The weights have not really moved. You can still squat what you squatted. But you are a half second slower off the line, and you reach for the rail on stairs you used to take two at a time.
That is not your strength leaving.
It is your power.
Strength is how much force you can produce. Power is how fast you can produce it. And the second one, the one almost nobody trains after a certain age, is the first to go.
The research is consistent. Power declines earlier and faster than strength - a gap Men's Fitness has called the missing link in most men's training. Harvard Health puts numbers on it: power drops at more than twice the rate of strength, roughly 3.5 percent a year against 1.5 percent.
That matters, because power predicts the things that keep you independent. Walking quickly. Climbing stairs. Rising from a low chair. Catching your balance before a stumble turns into a fall.
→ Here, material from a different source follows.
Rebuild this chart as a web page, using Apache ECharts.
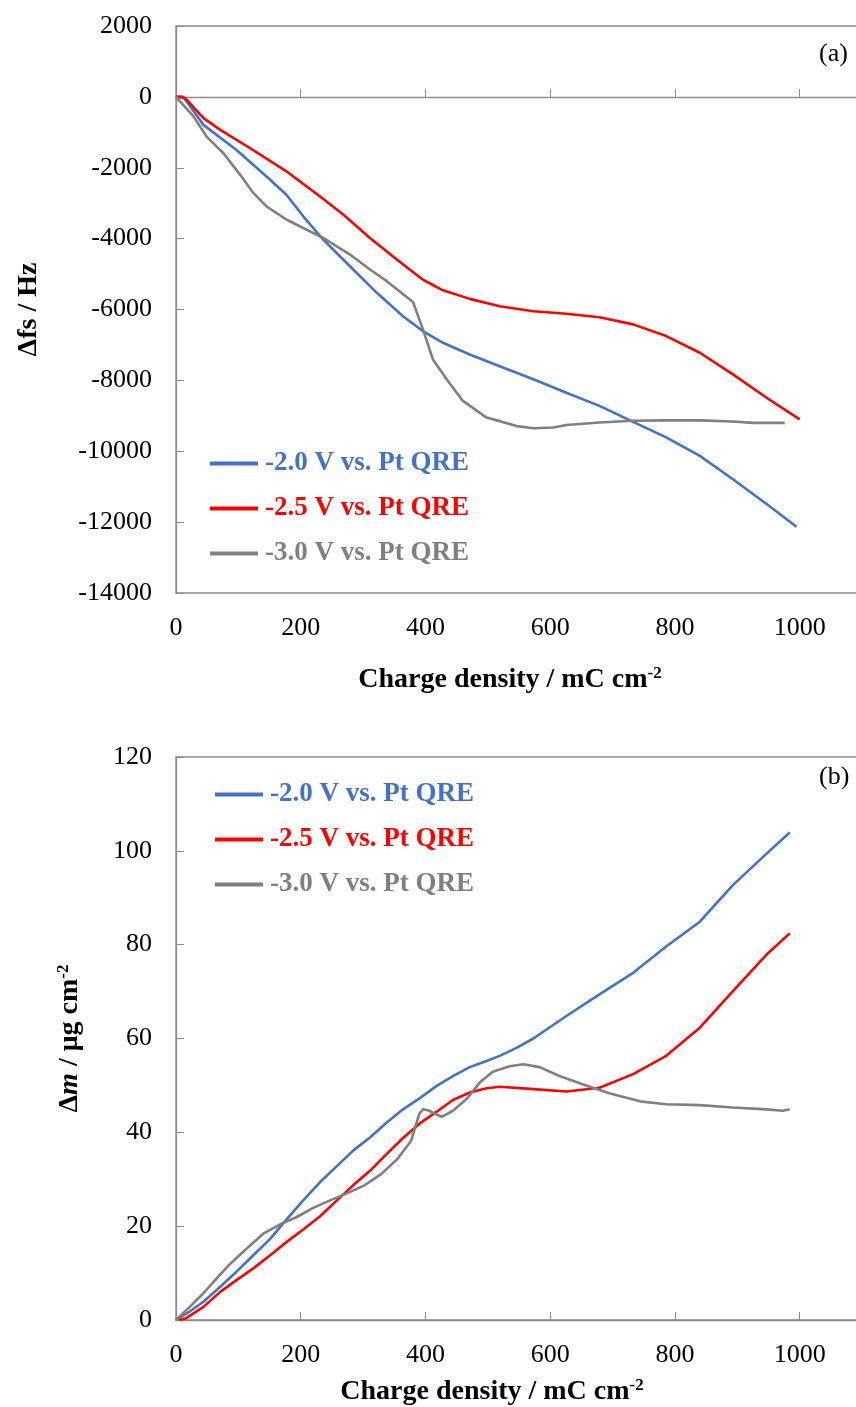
<!DOCTYPE html>
<html>
<head>
<meta charset="utf-8">
<script src="https://cdn.jsdelivr.net/npm/echarts@6/dist/echarts.min.js"></script>
<style>
  html, body { margin: 0; padding: 0; background: #fff; }
  #chart { width: 856px; height: 1407px; }
</style>
</head>
<body>
<div id="chart"></div>
<script>
const seriesNames = ['-2.0 V vs. Pt QRE', '-2.5 V vs. Pt QRE', '-3.0 V vs. Pt QRE']
const seriesColors = ['#4472C4', '#FF0000', '#808080']
const xTicks = [0, 200, 400, 600, 800, 1000]

// (a) frequency shift, Hz  [charge density, Δfs]
const fsBlue = [[0,0],[12,-20],[22,-250],[44,-790],[97,-1500],[151,-2340],[177,-2760],[204,-3370],[236,-4030],[279,-4780],[322,-5530],[364,-6190],[396,-6610],[428,-6940],[471,-7270],[519,-7600],[573,-7970],[626,-8350],[679,-8720],[733,-9170],[786,-9610],[840,-10130],[893,-10790],[947,-11490],[995,-12130]]
const fsRed = [[0,0],[8,10],[15,-40],[44,-600],[71,-930],[119,-1450],[177,-2100],[231,-2810],[268,-3320],[311,-3980],[354,-4590],[396,-5160],[428,-5460],[471,-5700],[519,-5910],[573,-6050],[626,-6120],[679,-6220],[733,-6420],[786,-6750],[840,-7220],[893,-7830],[947,-8490],[1000,-9100]]
const fsGray = [[0,0],[28,-550],[49,-1120],[76,-1590],[103,-2200],[124,-2710],[145,-3090],[177,-3460],[204,-3700],[236,-3980],[279,-4450],[311,-4870],[338,-5200],[380,-5790],[396,-6560],[412,-7410],[434,-7970],[460,-8580],[498,-9050],[519,-9150],[546,-9290],[573,-9350],[605,-9330],[626,-9260],[679,-9190],[733,-9140],[786,-9130],[840,-9130],[893,-9160],[925,-9200],[976,-9200]]

// (b) mass change, µg cm-2  [charge density, Δm]
const mBlue = [[0,0],[22,1.8],[44,3.9],[71,7.1],[97,10.3],[124,13.8],[151,17.3],[177,21.4],[204,25.5],[231,29.4],[258,32.8],[284,36.1],[311,38.9],[338,42.1],[364,44.9],[391,47.3],[418,49.9],[444,52],[471,53.9],[498,55.2],[519,56.3],[546,58],[573,60],[626,64.8],[679,69.4],[733,74],[786,79.6],[840,84.9],[893,92.7],[947,99.4],[984,103.9]]
const mRed = [[5,0],[15,0.3],[44,2.8],[71,6],[97,8.5],[124,11],[151,13.8],[177,16.6],[204,19.3],[231,22.1],[258,25.5],[284,28.7],[311,31.8],[338,35.4],[364,38.8],[391,41.9],[418,44.4],[444,46.9],[471,48.5],[498,49.4],[519,49.7],[573,49.2],[626,48.7],[679,49.5],[733,52.4],[786,56.3],[840,62.3],[893,70.1],[947,77.9],[984,82.4]]
const mGray = [[0,0],[22,2.8],[44,5.7],[60,8.1],[87,12],[113,15.2],[140,18.4],[167,20.4],[193,21.9],[220,23.9],[247,25.5],[274,27],[302,28.7],[329,31.1],[355,34.3],[377,38.2],[390,43.9],[396,44.9],[404,44.7],[426,43.3],[444,44.6],[466,47.1],[487,50.6],[508,52.9],[535,54.1],[557,54.5],[583,53.9],[615,52],[653,50.2],[696,48.3],[744,46.6],[786,46],[840,45.8],[893,45.3],[947,44.9],[973,44.6],[984,44.9]]

const FONT = '"Liberation Serif", "Times New Roman", serif'
const AXIS_GRAY = '#8c8c8c'
const TITLE_SIZE = 28

const chart = echarts.init(document.getElementById('chart'))

const xAxisBase = (gridIndex, nameGap, shift) => ({
  type: 'value',
  gridIndex,
  min: 0,
  max: 1100,
  interval: 200,
  name: '{t|Charge density / mC cm}{s|-2}',
  nameLocation: 'middle',
  nameGap,
  nameTextStyle: {
    padding: [0, shift, 0, 0],
    rich: {
      t: { fontFamily: FONT, fontSize: TITLE_SIZE, fontWeight: 'bold', color: '#000' },
      s: { fontFamily: FONT, fontSize: 17, fontWeight: 'bold', color: '#000', verticalAlign: 'top', padding: [0, 0, 13, 0] }
    }
  },
  axisLine: { lineStyle: { color: AXIS_GRAY, width: 1.3 } },
  axisTick: { inside: true, length: 8, lineStyle: { color: AXIS_GRAY } },
  axisLabel: {
    fontFamily: FONT, fontSize: 26, color: '#000', margin: 22,
    formatter: v => (xTicks.includes(v) ? String(v) : '')
  },
  splitLine: { show: false }
})

const yAxisBase = (gridIndex, min, max, interval) => ({
  type: 'value',
  gridIndex,
  min, max, interval,
  nameLocation: 'middle',
  nameRotate: 90,
  axisLine: { show: true, onZero: false, lineStyle: { color: AXIS_GRAY, width: 1.3 } },
  axisTick: { show: true, inside: true, length: 8, lineStyle: { color: AXIS_GRAY } },
  axisLabel: { fontFamily: FONT, fontSize: 26, color: '#000', margin: 24, formatter: v => String(v) },
  splitLine: { show: false }
})

const legendFor = (left, top) => ({
  orient: 'vertical',
  left, top,
  padding: 0,
  itemWidth: 48,
  itemHeight: 4,
  itemGap: 18,
  icon: 'rect',
  textStyle: { fontFamily: FONT, fontSize: 27, fontWeight: 'bold', padding: [0, 0, 0, 2] },
  data: seriesNames.map((n, i) => ({ name: n, textStyle: { color: seriesColors[i] } }))
})

const lineSeries = (name, data, idx, axisIdx) => ({
  name,
  type: 'line',
  xAxisIndex: axisIdx,
  yAxisIndex: axisIdx,
  data,
  showSymbol: false,
  symbol: 'none',
  lineStyle: { width: 2.6, color: seriesColors[idx] },
  itemStyle: { color: seriesColors[idx] },
  animation: false
})

const option = {
  animation: false,
  backgroundColor: '#fff',
  grid: [
    { left: 176, top: 26, width: 686, height: 567, outerBoundsMode: 'none', containLabel: false, show: true, borderColor: AXIS_GRAY, borderWidth: 1.3 },
    { left: 176, top: 757, width: 686, height: 563, outerBoundsMode: 'none', containLabel: false, show: true, borderColor: AXIS_GRAY, borderWidth: 1.3 }
  ],
  xAxis: [xAxisBase(0, 72, 18), xAxisBase(1, 57, 54)],
  yAxis: [
    Object.assign(yAxisBase(0, -14000, 2000, 2000), {
      name: 'Δfs / Hz',
      nameGap: 133,
      nameTextStyle: { fontFamily: FONT, fontSize: TITLE_SIZE, fontWeight: 'bold', color: '#000' }
    }),
    Object.assign(yAxisBase(1, 0, 120, 20), {
      name: '{b|Δ}{i|m}{b| / μg cm}{s|-2}',
      nameGap: 91,
      nameTextStyle: {
        rich: {
          b: { fontFamily: FONT, fontSize: TITLE_SIZE, fontWeight: 'bold', color: '#000' },
          i: { fontFamily: FONT, fontSize: TITLE_SIZE, fontWeight: 'bold', fontStyle: 'italic', color: '#000' },
          s: { fontFamily: FONT, fontSize: 17, fontWeight: 'bold', color: '#000', verticalAlign: 'top', padding: [0, 0, 13, 0] }
        }
      }
    })
  ],
  legend: [legendFor(210, 450), legendFor(215, 781)],
  graphic: [
    { type: 'text', left: 819, top: 41, style: { text: '(a)', font: '26px ' + FONT, fill: '#000' } },
    { type: 'text', left: 819, top: 764, style: { text: '(b)', font: '26px ' + FONT, fill: '#000' } }
  ],
  series: [
    lineSeries(seriesNames[0], fsBlue, 0, 0),
    lineSeries(seriesNames[1], fsRed, 1, 0),
    lineSeries(seriesNames[2], fsGray, 2, 0),
    lineSeries(seriesNames[0], mBlue, 0, 1),
    lineSeries(seriesNames[1], mRed, 1, 1),
    lineSeries(seriesNames[2], mGray, 2, 1)
  ]
}

chart.setOption(option)
</script>
</body>
</html>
The mechanism is specific. Fast twitch fibers produce the speed and the force, and they shrink faster than the rest. Harvard traces the slide to around 35, accelerating after 60. But disuse, they note, plays a bigger role than most people suspect.
Which is the good news hiding in the bad. Anything caused by disuse can be reversed by use.
This is not about dunking. The CDC reports more than one in four adults over 65 falls each year. Power is what fires when you trip and have a tenth of a second to get a foot under you. Train for strength and you can move a heavy thing. Train for power and you can move yourself, fast, when it counts.
The catch is you have to train for it on purpose. Grind every rep slowly and you train the speed out.
Keep a strength base. Two days a week of heavy compound lifting. Then add speed, fresh and early, never when you are tired.
Speed lifts. A moderate load, around half your max, moved as fast as you can while staying in control. Three to five sets of three.
Kettlebell swings. A fast, low impact hip snap. Power without the pounding.
You do not need a rack of bells for this. One adjustable kettlebell covers the progression - Men's Journal tested the field this year and put the REP Fitness Adjustable at the top. A single fixed cast-iron bell in the 35 to 50 pound range works just as well if you would rather keep it simple.
Medicine ball throws. Slams and chest passes. Force at speed, no landing stress.
One note on gear: a medicine ball and a slam ball are not the same thing. Slam balls are sand-filled and built to hit the floor without bouncing back at you. Medicine balls are not - slam a medicine ball long enough and it splits. For floor slams, get a dedicated slam ball. Fifteen to twenty pounds is plenty to start.
Low jumps. Start small and ramp over weeks, not days. This is where men over 40 get hurt.
Part of staying unhurt is the box itself. Wooden boxes punish a missed jump - the soft foam ones do not. A three-in-one foam box gives you 16, 20, and 24 inch heights in a single piece, which is the entire progression most people will ever need. Start at the lowest side and stay there longer than you think you should.
Keep the reps low and the rest long. The moment your speed drops, the set is over. You do not need equipment to enforce that rule - your own honest read on whether the rep moved fast is enough.
You can lift heavy your whole life and still get slow.
Train the speed. Keep the gear that actually keeps you independent.
New to training, or coming back from injury? Build up gradually, and check with a coach or doctor before starting.